The amendment also strips the Arkansas Supreme Court of rulemaking authority and puts it in the hands of the legislature, corporate-controlled and often corrupt.
• Minimum wage: An initiated act would raise the minimum wage from $8.50 an hour to $11 by 2021. The top figure would have been $12, but Attorney General Leslie Rutledge scuttled that version of the proposal in the course of trying, until the Arkansas Supreme Court stepped in, to block all people-oriented ballot proposals. The state Chamber of Commerce will fight a minimum wage increase, its members loaded with money from President Trump’s windfall tax break for corporations and millionaires.
The corporate lobbyists also will enjoy taxpayer subsidies in fighting pro-people measures such as a wage increase. Local taxpayer subsidies to chamber of commerce employees ($300,000 worth in Little Rock alone) were legalized by a constitutional amendment put on the ballot under false pretenses in 2014 (economic development!) by the corporate-friendly legislature.
• Voter ID: This latest ballot obstacle amendment is a national Republican device to suppress Democratic votes among the poor and minorities. The Republican-majority legislature likes it. Thus the corporate lobby that controls the Republican-majority legislature likes it.
• Casino expansion: Oaklawn Park and Southland Park, existing casinos, have signaled support for this amendment, which would solidify their shaky legal status and give them expanded bookmaking power while permitting two new casinos in Jefferson and Pope counties. Both racinos are major financial supporters of the Arkansas State Chamber of Commerce. Need I say more?
• Term limits: A people-initiated legislative term limits amendment qualified for the ballot last week. It would limit legislators to 10 years in office, not the current range of 16 to 22 years. It’s a response to the legislature’s dishonest term limits-loosening amendment in 2014, which hugely increased incumbent power with the ability to serve 16 years in a single chamber. But it also would serve as a check on the legislature’s steady encroachment on executive (review power) and judicial power (rulemaking). We now have a full-time, well-paid legislature, including many members who have no other visible means of support. It’s a far cry from the part-time citizen legislature envisioned by founders.

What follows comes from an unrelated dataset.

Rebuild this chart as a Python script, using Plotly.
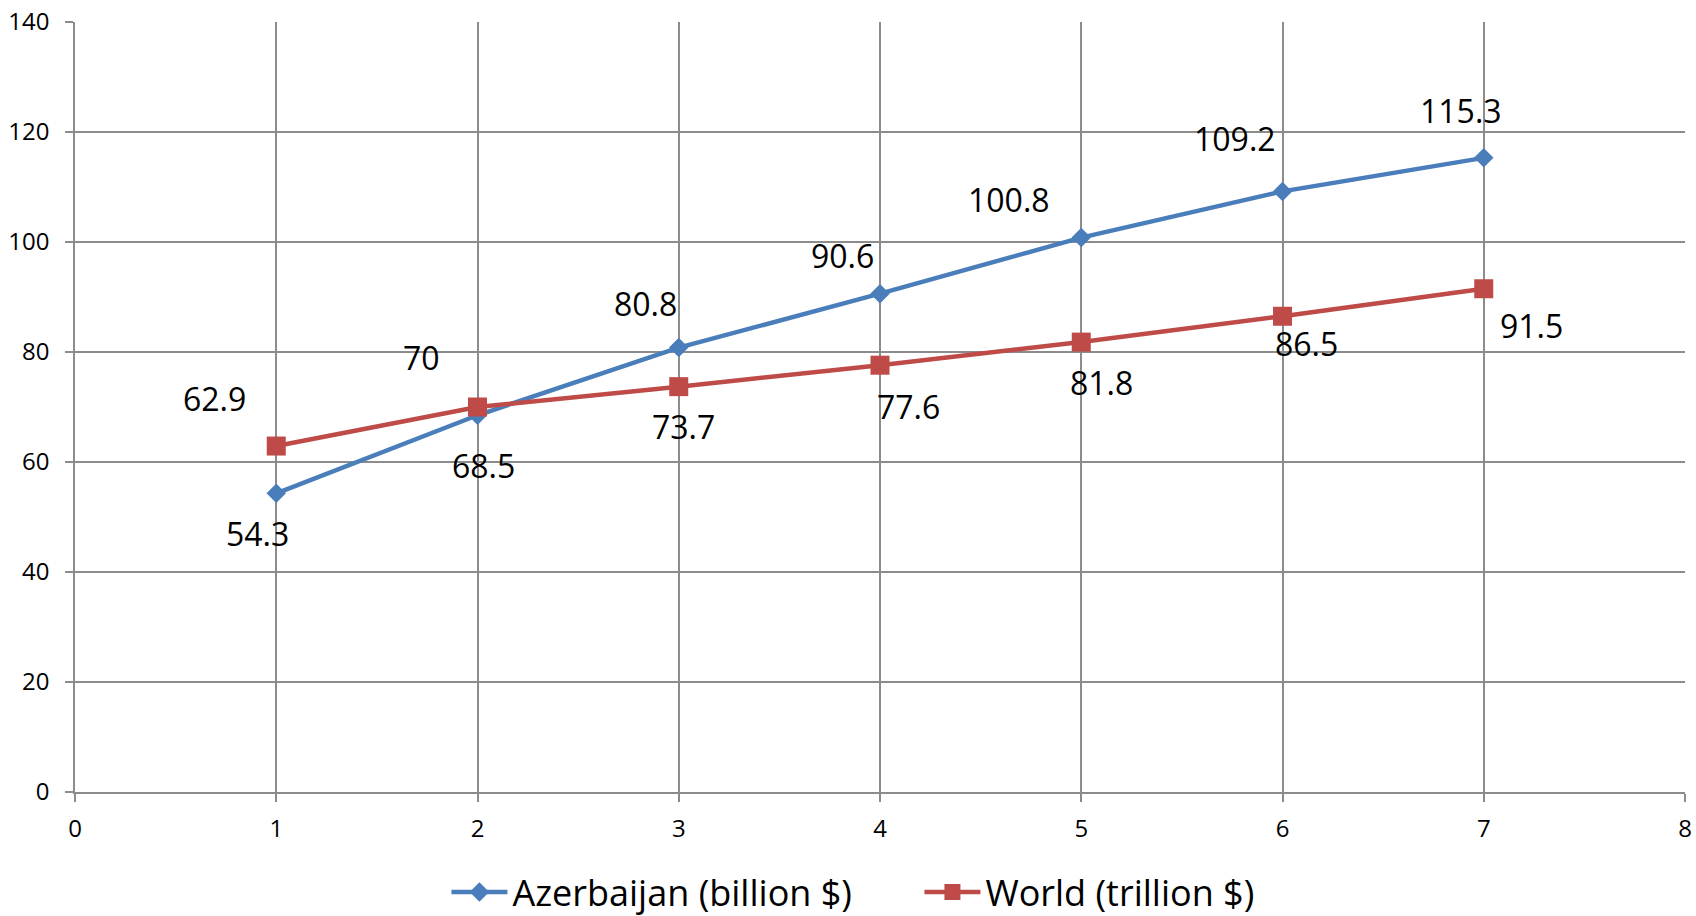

The state Chamber of Commerce doesn’t like this term limits measure. It likes the current collection of puppets. Grooming replacements is expensive and sometimes unreliable.
Hypocrisy note: The Republicans once led the charge for term limits. No more. GOP Party Chairman Doyle Webb announced his opposition to term limits. He liked them when they promised to unseat majority Democrats.
Will the people rule in November? Or the corporations?